3. Family-Owned Business Deduction. The relatively new federal family-owned business deduction was enacted by I.R.C. §2057. It is effective for decedents dying after December 31, 1997. Many wills and revocable trusts may not have been appropriately amended to take advantage of this deduction. The new Alaska legislation states that if a will, trust, or beneficiary designation is designed to reduce federal estate tax liability to zero, by describing a portion or an amount measured by reference to the unified credit, applicable exclusion amount, or exemption equivalent, then, unless specifically stated otherwise, the reference to such amounts shall be considered to include a reference to the family-owned business deduction.

4. Restriction of Powers of Trustee-Beneficiary. New provisions were enacted to protect against the inclusion of some or all of the trust assets in the gross estate of a trustee who is also a beneficiary of the trust. These provisions provide that a trustee who is not an independent trustee may not exercise a power to make a discretionary distribution to such trustee nor to any person holding a power to remove and replace the trustee, except to the extent that the power is governed by an ascertainable standard. A non-independent trustee may not exercise a power to satisfy a legal obligation owed by the trustee or by any person holding a power to remove the trustee. A non-independent trustee may not exercise a power to make a distribution if such distribution would constitute a taxable gift by the trustee or by a person holding a power to remove the trustee. If a trustee is prohibited by the above provisions from exercising a power, then either other trustees may exercise the power, or if none, the court may appoint an independent trustee. Finally, the prohibitions described above do not apply to a trustee if the trust property would be included, for a reason other than the exercise of the prohibited power, in the gross estate of the trustee.

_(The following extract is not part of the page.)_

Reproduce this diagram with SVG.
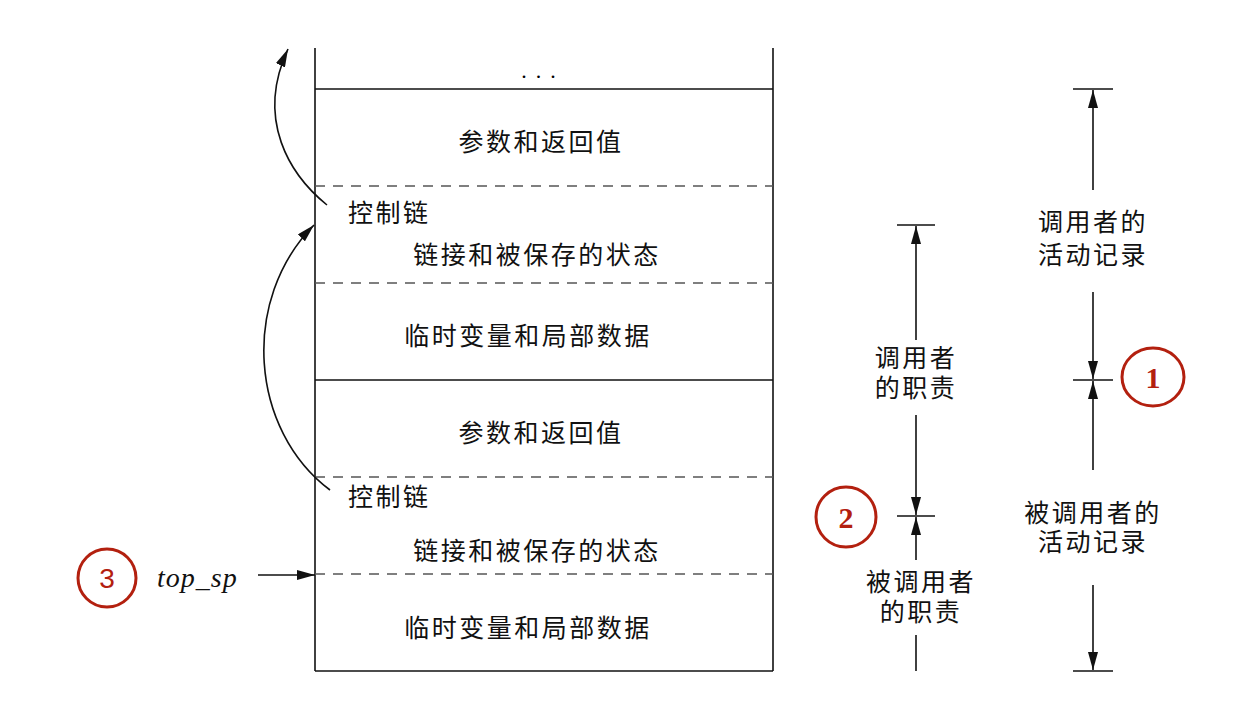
<svg xmlns="http://www.w3.org/2000/svg" width="1239" height="707" viewBox="0 0 1239 707">
<style>
.cn{font-family:"Noto Sans CJK SC","Noto Sans CJK JP",sans-serif;font-size:25px;fill:#111;letter-spacing:2.5px}
.ln{stroke:#111;stroke-width:1.6;fill:none}
.dash{stroke:#555;stroke-width:1.5;stroke-dasharray:10 8;fill:none}
.circ{fill:none;stroke:#b3200f;stroke-width:3}
.num{font-family:"Liberation Serif",serif;font-size:30px;fill:#b3200f;font-weight:bold;text-anchor:middle}
</style>
<defs>
<marker id="ah" viewBox="0 0 18 10" refX="18" refY="5" markerWidth="18" markerHeight="10" markerUnits="userSpaceOnUse" orient="auto">
<path d="M0,0 L18,5 L0,10 z" fill="#111"/>
</marker>
</defs>
<rect width="1239" height="707" fill="#fff"/>
<g id="stack">
<line class="ln" x1="315" y1="48" x2="315" y2="671"/>
<line class="ln" x1="773" y1="48" x2="773" y2="671"/>
<line class="ln" x1="315" y1="89" x2="773" y2="89"/>
<line class="ln" x1="315" y1="380" x2="773" y2="380"/>
<line class="ln" x1="315" y1="671" x2="773" y2="671"/>
<line class="dash" x1="315" y1="186" x2="773" y2="186"/>
<line class="dash" x1="315" y1="283" x2="773" y2="283"/>
<line class="dash" x1="315" y1="477" x2="773" y2="477"/>
<line class="dash" x1="315" y1="574" x2="773" y2="574"/>
<text x="543" y="78" font-family="Liberation Serif,serif" font-size="22" text-anchor="middle" letter-spacing="9">...</text>
</g>
<g id="caller-frame">
<text class="cn" x="541" y="151" text-anchor="middle">参数和返回值</text>
<text class="cn" x="348" y="222">控制链</text>
<text class="cn" x="537" y="264" text-anchor="middle">链接和被保存的状态</text>
<text class="cn" x="528" y="345" text-anchor="middle">临时变量和局部数据</text>
</g>
<g id="callee-frame">
<text class="cn" x="541" y="442" text-anchor="middle">参数和返回值</text>
<text class="cn" x="348" y="506">控制链</text>
<text class="cn" x="537" y="560" text-anchor="middle">链接和被保存的状态</text>
<text class="cn" x="528" y="637" text-anchor="middle">临时变量和局部数据</text>
</g>
<g id="top-sp">
<circle class="circ" cx="107" cy="578" r="29"/>
<text x="107" y="588" style="font-family:'Liberation Sans',sans-serif;font-size:28px;fill:#b3200f;text-anchor:middle">3</text>
<text x="157" y="587" font-family="Liberation Serif,serif" font-style="italic" font-size="28" fill="#111" letter-spacing="1">top_sp</text>
</g>
<g id="caller-resp">
<line class="ln" x1="897" y1="225" x2="935" y2="225"/>
<line class="ln" x1="897" y1="516" x2="935" y2="516"/>
<text class="cn" text-anchor="middle"><tspan x="916" y="367">调用者</tspan><tspan x="916" y="397">的职责</tspan></text>
</g>
<g id="callee-resp">
<text class="cn" text-anchor="middle"><tspan x="921" y="591">被调用者</tspan><tspan x="921" y="621">的职责</tspan></text>
</g>
<g id="marker2">
<circle class="circ" cx="846" cy="517" r="30"/>
<text class="num" x="846" y="528">2</text>
</g>
<g id="caller-record">
<line class="ln" x1="1073" y1="89" x2="1113" y2="89"/>
<line class="ln" x1="1073" y1="380" x2="1113" y2="380"/>
<line class="ln" x1="1073" y1="671" x2="1113" y2="671"/>
<text class="cn" text-anchor="middle"><tspan x="1093" y="231">调用者的</tspan><tspan x="1093" y="264">活动记录</tspan></text>
</g>
<g id="callee-record">
<text class="cn" text-anchor="middle"><tspan x="1093" y="522">被调用者的</tspan><tspan x="1093" y="551">活动记录</tspan></text>
</g>
<g id="marker1">
<ellipse class="circ" cx="1153" cy="377" rx="31" ry="29"/>
<text class="num" x="1153" y="388">1</text>
</g>
<g id="connectors">
<path class="ln" d="M327 205 C290 175 255 120 288 49" marker-end="url(#ah)"/>
<path class="ln" d="M330 490 C250 430 240 300 314 225" marker-end="url(#ah)"/>
<line class="ln" x1="258" y1="575" x2="315" y2="575" marker-end="url(#ah)"/>
<line class="ln" x1="916" y1="340" x2="916" y2="226" marker-end="url(#ah)"/>
<line class="ln" x1="916" y1="415" x2="916" y2="515" marker-end="url(#ah)"/>
<line class="ln" x1="916" y1="560" x2="916" y2="517" marker-end="url(#ah)"/>
<line class="ln" x1="916" y1="635" x2="916" y2="671"/>
<line class="ln" x1="1093" y1="190" x2="1093" y2="90" marker-end="url(#ah)"/>
<line class="ln" x1="1093" y1="292" x2="1093" y2="379" marker-end="url(#ah)"/>
<line class="ln" x1="1093" y1="470" x2="1093" y2="381" marker-end="url(#ah)"/>
<line class="ln" x1="1093" y1="585" x2="1093" y2="670" marker-end="url(#ah)"/>
</g>
</svg>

5. Interest Rate for Pecuniary Devise. The interest provisions for general pecuniary devises have been changed. Unless a contrary intent is indicated by the governing instrument, such devises will not bear interest until two years after the decedent's death. The rate used will be the discount rate charged member banks for advances by the 12th Federal Reserve District. The statute provides that a marital pecuniary devise shares ratably with the residue of the estate in the income earned by the estate during the period of administration, unless a contrary intention is expressed by the governing instrument. One purpose of these provisions is to provide a state law definition of "appropriate interest." The allocation of such interest between pecuniary and residuary shares satisfies one of the requirements necessary for completely exempting from Federal Generation-Skipping Transfer Tax a residuary transfer which follows a pecuniary payment (See reg. §26.2642-2).

6. Revocable Trusts. The new trust funding provisions and the interest rate provisions described above are contained in probate code provisions which normally would only apply to the administration of estates. A provision has been added to broaden their application to include the administration of revocable trusts.

7. Conveyances of Real Property To and From Trusts. The legislation also includes a non-tax provision relating to title problems resulting from the conveyances of real property to and from trusts. In the past, a number of such conveyances have been in the name of the trust rather than the name of the trustee of the trust. A new provision has been added which states that a person, including a trustee, may convey real property to a trust whether or not a trustee of the trust is named as a grantee in the instrument of conveyance. Similarly, a trustee of a trust may convey real property from a trust whether or not a trustee of a trust is named as a grantor in the instrument of conveyance.

The above-described provisions are contained in Alaska House Bill 275, which enacts amendments to AS 13.12.720, 13.16.550, .560, 13.36.153, .169, .335, and 34.25.055. House Bill 275 was passed by the legislature on April 17, 2000, and sent to the Governor. His signature is expected.